Nymph was ordered from Chatham Dockyard on 8 January 1777 and laid down there in April that year under master shipwright Israel Pownoll. She was launched on 27 May 1778 and completed by 27 July 1778. She cost a total of £8,640.13.4d to build, including money spent on fitting and coppering her. She was later fitted to carry 16 6 pounder guns by Admiralty orders of 1779 and 1780.

==Career==
Nymph was commissioned in May 1778 under Commander William Denne, and served in the English Channel. She came under Commander John Blankett in January 1779 and sailed for the East Indies on 8 March that year to join Vice-Admiral Sir Edward Hughes' East India fleet. Her role was to protect English interests and island inhabitants from French and American privateers and her duties included protecting interests in Calcutta, Bombay and Madras and serving as an escort to East India merchant convoys. In January 1780 she came under Commander William Stevens, who went on to capture the American letter of marque Racoon on 9 October 1781, and, while sailing in company with , took the American privateers Royal Louis on 9 October and Rambler on 30 October 1781.
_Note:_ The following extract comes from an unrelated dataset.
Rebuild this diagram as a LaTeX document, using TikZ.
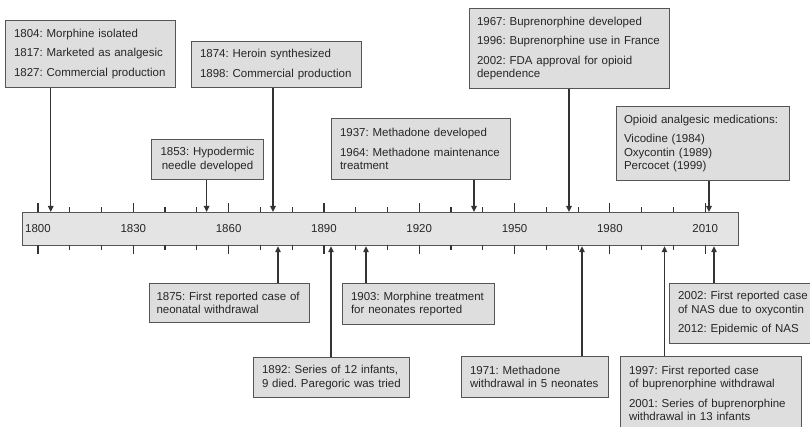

She remained in the East Indies into 1782, during which time Commander John Sutton took over. Nymph returned to Britain later in the year and was refitted and re-coppered at Plymouth between August and October 1782. Commander Richard Hill then took command, and Nymph sailed for the Leeward Islands on 5 December to join Admiral Hugh Pigot and Rear-Admiral Sir Richard Hughes, of the Lesser Antilles squadron.

While at Tortola, in the Virgin Islands, a fire broke out on 28 June 1783. The crew abandoned ship and she burnt out and sank in Road Town's harbour, with the loss of three men.

==Later discovery and loss==
In February 1969, dredging in Road Town harbour revealed the remains of the Nymph. Artefacts were removed, but no archaeological survey or site excavation was conducted. The location of the wreck was subsequently lost for many years, and remains a mystery. Since 2005, the Department of Archaeology and Anthropology at the University of Bristol have been surveying Road Harbour in an effort to locate and survey the remains of HMS Nymph.